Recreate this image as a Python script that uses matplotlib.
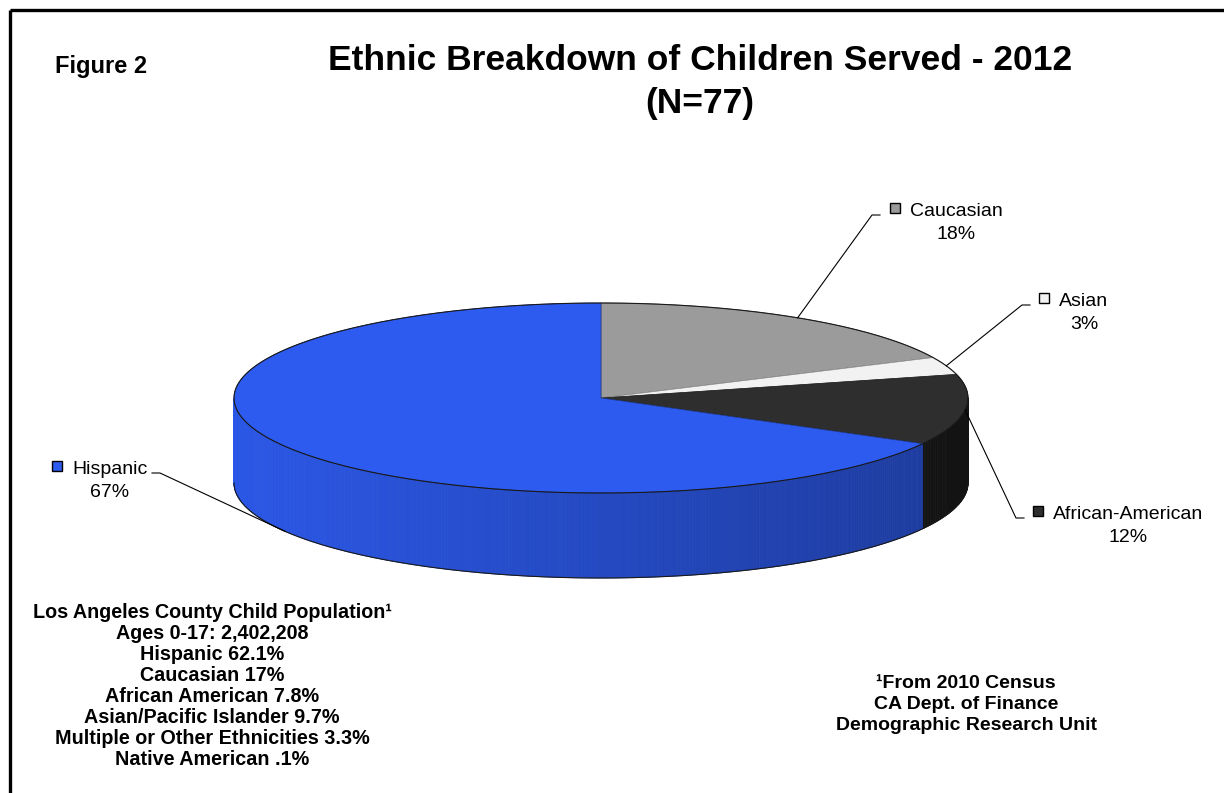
import numpy as np
import matplotlib
matplotlib.use('Agg')
import matplotlib.pyplot as plt
from matplotlib.patches import Polygon
from matplotlib.colors import to_rgb

# chart data
labels = ['Caucasian', 'Asian', 'African-American', 'Hispanic']
shares = [18, 3, 12, 67]
top_colors = ['#9b9b9b', '#f2f2f2', '#2e2e2e', '#2d5bf0']
side_colors = ['#808080', '#d4d4d4', '#1c1c1c', '#2b57e6']

title_lines = ['Ethnic Breakdown of Children Served - 2012', '(N=77)']
figure_tag = 'Figure 2'
county_lines = [
    'Los Angeles County Child Population\u00b9',
    'Ages 0-17: 2,402,208',
    'Hispanic 62.1%',
    'Caucasian 17%',
    'African American 7.8%',
    'Asian/Pacific Islander 9.7%',
    'Multiple or Other Ethnicities 3.3%',
    'Native American .1%',
]
source_lines = ['\u00b9From 2010 Census', 'CA Dept. of Finance', 'Demographic Research Unit']

# layout (pixels, y down)
CX, CY, RX, RY, DEPTH = 601, 398, 367, 95, 85
label_layout = {
    'Caucasian': dict(elbow=(872, 215), end=(880, 215), text=(956, 216)),
    'Asian': dict(elbow=(1022, 305), end=(1030, 305), text=(1084, 306)),
    'African-American': dict(elbow=(1016, 518), end=(1024, 518), text=(1128, 519)),
    'Hispanic': dict(elbow=(160, 473), end=(152, 473), text=(110, 474)),
}
FONT = 'Liberation Sans'


def rim(phi, dy=0.0):
    phi = np.radians(phi)
    return CX + RX * np.cos(phi), CY - RY * np.sin(phi) + dy


def shade(color, factor):
    r, g, b = to_rgb(color)
    return (r * factor, g * factor, b * factor)


def front_parts(lo, hi):
    # visible (front) part of the wall lies where sin(phi) < 0
    for k in (-1, 0, 1):
        a, b = max(lo, -180 + 360 * k), min(hi, 360 * k)
        if a < b:
            yield a, b


def main():
    fig = plt.figure(figsize=(12.24, 7.93), dpi=100)
    ax = fig.add_axes([0, 0, 1, 1])
    ax.set_xlim(0, 1224)
    ax.set_ylim(793, 0)
    ax.axis('off')

    # frame (top and left only are visible in the page)
    ax.plot([10, 1224], [10, 10], color='black', lw=2.4, solid_capstyle='butt')
    ax.plot([10, 10], [10, 793], color='black', lw=2.4, solid_capstyle='butt')

    total = float(sum(shares))
    bounds = 90 - 360 * np.concatenate([[0], np.cumsum(shares)]) / total

    # side walls
    for i in range(len(shares)):
        hi, lo = bounds[i], bounds[i + 1]
        for a, b in front_parts(lo, hi):
            steps = np.linspace(a, b, max(2, int((b - a) * 2)))
            for p0, p1 in zip(steps[:-1], steps[1:]):
                pm = np.radians((p0 + p1) / 2)
                f = 1.0 - 0.32 * (1 + np.cos(pm)) / 2
                col = shade(side_colors[i], f)
                x0, y0 = rim(p0)
                x1, y1 = rim(p1)
                ax.add_patch(Polygon([(x0, y0), (x1, y1), (x1, y1 + DEPTH), (x0, y0 + DEPTH)],
                                     closed=True, facecolor=col, edgecolor=col, lw=0.6))

    # bottom front rim outline
    t = np.linspace(-180, 0, 200)
    bx, by = rim(t, DEPTH)
    ax.plot(bx, by, color='#1a1a1a', lw=0.8)

    # top faces
    for i in range(len(shares)):
        hi, lo = bounds[i], bounds[i + 1]
        t = np.linspace(hi, lo, max(3, int((hi - lo) * 2)))
        xs, ys = rim(t)
        pts = [(CX, CY)] + list(zip(xs, ys))
        ax.add_patch(Polygon(pts, closed=True, facecolor=top_colors[i],
                             edgecolor=shade(top_colors[i], 0.6), lw=0.5))

    t = np.linspace(0, 360, 400)
    tx, ty = rim(t)
    ax.plot(tx, ty, color='#1a1a1a', lw=0.8)

    # data labels with leader lines
    renderer = fig.canvas.get_renderer()
    inv = ax.transData.inverted()
    for i, name in enumerate(labels):
        lay = label_layout[name]
        mid = (bounds[i] + bounds[i + 1]) / 2
        dy = DEPTH if np.sin(np.radians(mid)) < -0.3 else 0
        ax_, ay_ = rim(mid, dy)
        (ex, ey), (fx, fy) = lay['elbow'], lay['end']
        ax.plot([ax_, ex, fx], [ay_, ey, fy], color='black', lw=0.8)

        x, y = lay['text']
        t1 = ax.text(x, y, name, ha='center', va='baseline', fontsize=14, family=FONT)
        ax.text(x, y + 23, '%d%%' % shares[i], ha='center', va='baseline', fontsize=14, family=FONT)
        bb = t1.get_window_extent(renderer)
        left = inv.transform((bb.x0, bb.y0))[0]
        ax.plot([left - 15], [y - 8], marker='s', ms=7, mfc=top_colors[i], mec='black', mew=1.0)

    # titles
    ax.text(700, 70, title_lines[0], ha='center', va='baseline', fontsize=25.5,
            fontweight='bold', family=FONT)
    ax.text(700, 113, title_lines[1], ha='center', va='baseline', fontsize=25.5,
            fontweight='bold', family=FONT)
    ax.text(55, 73, figure_tag, ha='left', va='baseline', fontsize=17,
            fontweight='bold', family=FONT)

    for k, line in enumerate(county_lines):
        ax.text(212, 618 + k * 21, line, ha='center', va='baseline', fontsize=14.2,
                fontweight='bold', family=FONT)
    for k, line in enumerate(source_lines):
        ax.text(966, 688 + k * 21, line, ha='center', va='baseline', fontsize=14,
                fontweight='bold', family=FONT)

    fig.savefig('out.png', dpi=100)


if __name__ == '__main__':
    main()
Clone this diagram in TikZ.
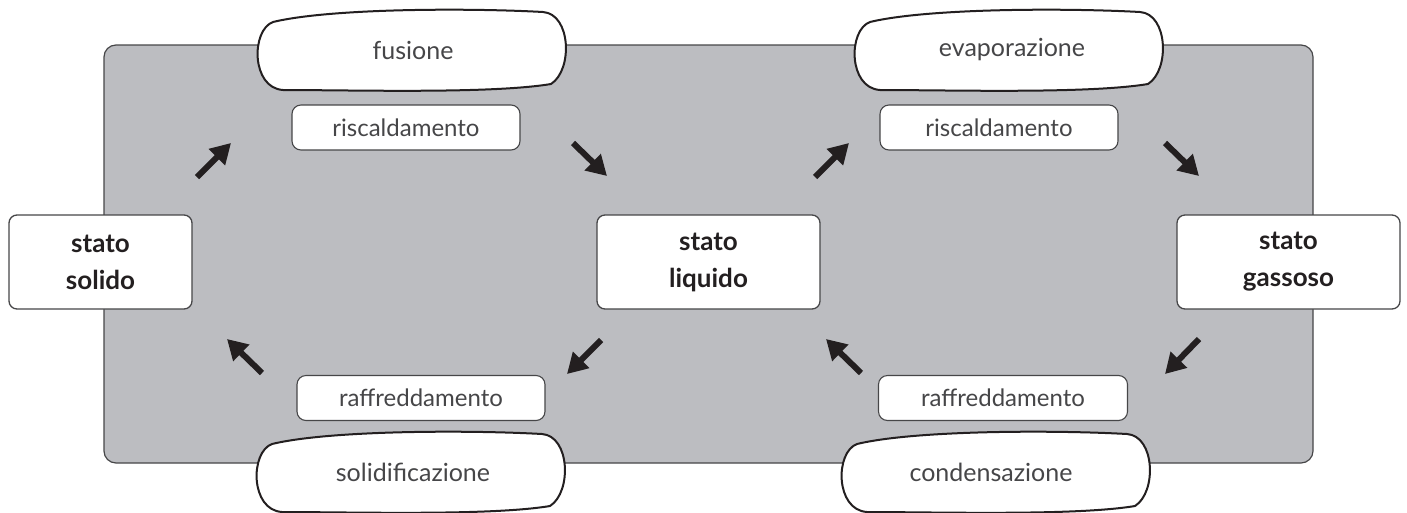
------------------------
▶ [YOUR INSTRUCTIONS] From the entries above, copy out every line where the string "this" appears.

▶ [TASK SOLUTION]
Recreate this image as a Python script that uses matplotlib.
Clone this diagram in TikZ.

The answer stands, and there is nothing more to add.